By Mary Grace Musuneggi
If you have accounts that are titled in your name only, you need to have a Financial Power of Attorney who can act on these accounts, if you are unable to do so. The solution may not be to add someone else’s name to the account. This could cause a gifting issue or other serious problems. Many married couples believe that because all of their accounts are held jointly, they do not need a Power of Attorney.
But IRA’s are owned individually; and if you are disabled, your spouse cannot automatically act on your behalf for these accounts. And if you are the person who normally handles an account for another, such as a parent or even an adult child, there may be times that you need to act on their behalf when they are not here to sign or give consent. A Power of Attorney can help resolve this issue, too. And with privacy laws, our firm is not permitted to give a child, a sibling, or even a spouse, information on another individual’s account, without written permission.

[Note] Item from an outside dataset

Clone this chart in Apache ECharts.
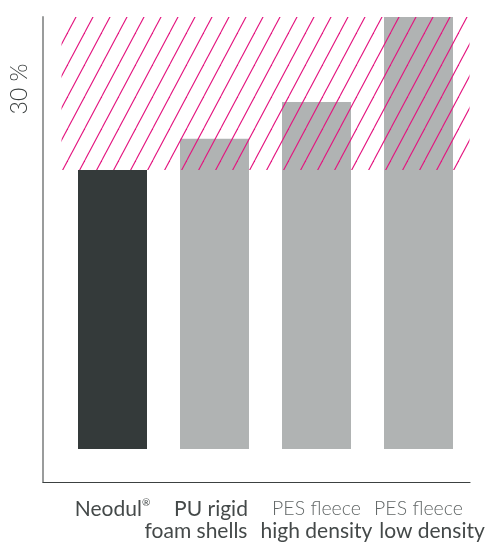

We are, therefore, requiring that all of our clients provide us with a copy of their Power of Attorney, or we will provide you with an “Authorization to Provide Information” form. Please fax (412-341-0725) or mail this to our office or bring it to your next appointment. If you are not prepared to do a complete Estate Plan, we do have attorneys on our team who will prepare a Financial Power of Attorney as a standalone document.
As financial consultants, we feel it is part of our responsibility to help our clients survive any unexpected life situations that may arise. When you are in need of our help, we want to be in a position to help. This is one way we hope to accomplish this goal.